What you need to do: Using the listing below, select the lines with the word "matplotlib" and copy them.

>>>

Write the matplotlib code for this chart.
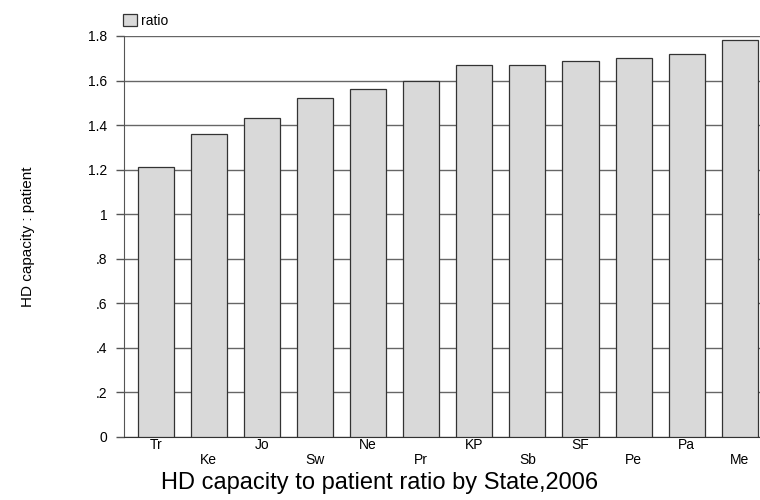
import matplotlib.pyplot as plt
import numpy as np

plt.rcParams['font.family'] = ['Liberation Sans', 'DejaVu Sans']

states = ["Tr", "Ke", "Jo", "Sw", "Ne", "Pr", "KP", "Sb", "SF", "Pe", "Pa", "Me"]
ratio = [1.21, 1.36, 1.43, 1.52, 1.56, 1.60, 1.67, 1.67, 1.69, 1.70, 1.72, 1.78]
yticks = [0, 0.2, 0.4, 0.6, 0.8, 1.0, 1.2, 1.4, 1.6, 1.8]
ytick_labels = ["0", ".2", ".4", ".6", ".8", "1", "1.2", "1.4", "1.6", "1.8"]

fig = plt.figure(figsize=(7.6, 5), dpi=100)
ax = fig.add_axes([0.163, 0.126, 0.837, 0.802])

x = np.arange(len(states))
ax.bar(x, ratio, width=0.68, color="#d9d9d9", edgecolor="#333333",
       linewidth=0.9, zorder=3, label="ratio")

ax.set_xlim(-0.6, 11.38)
ax.set_ylim(0, 1.8)
ax.set_yticks(yticks)
ax.set_yticklabels(ytick_labels, fontsize=10)
ax.set_xticks(x)
ax.set_xticklabels([s if i % 2 == 0 else "\n" + s for i, s in enumerate(states)],
                   fontsize=10, linespacing=1.1)
ax.tick_params(axis="x", length=0, pad=1)
ax.tick_params(axis="y", length=6, width=1, color="#555555", pad=6)

ax.grid(axis="y", color="#666666", linewidth=1, zorder=0)
for side in ["top", "right"]:
    ax.spines[side].set_visible(False)
ax.spines["left"].set_color("#555555")
ax.spines["bottom"].set_color("#333333")

ax.set_ylabel("HD capacity : patient", fontsize=11, labelpad=38)
fig.text(0.5, 0.035, "HD capacity to patient ratio by State,2006",
         ha="center", va="center", fontsize=17)

ax.legend(loc="lower left", bbox_to_anchor=(-0.015, 1.0), frameon=False,
          fontsize=10, handlelength=1.0, handleheight=1.0, handletextpad=0.3,
          borderaxespad=0.2)

plt.savefig("out.png", dpi=100)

<<<

Task solution:
Write the matplotlib code for this chart.
import matplotlib.pyplot as plt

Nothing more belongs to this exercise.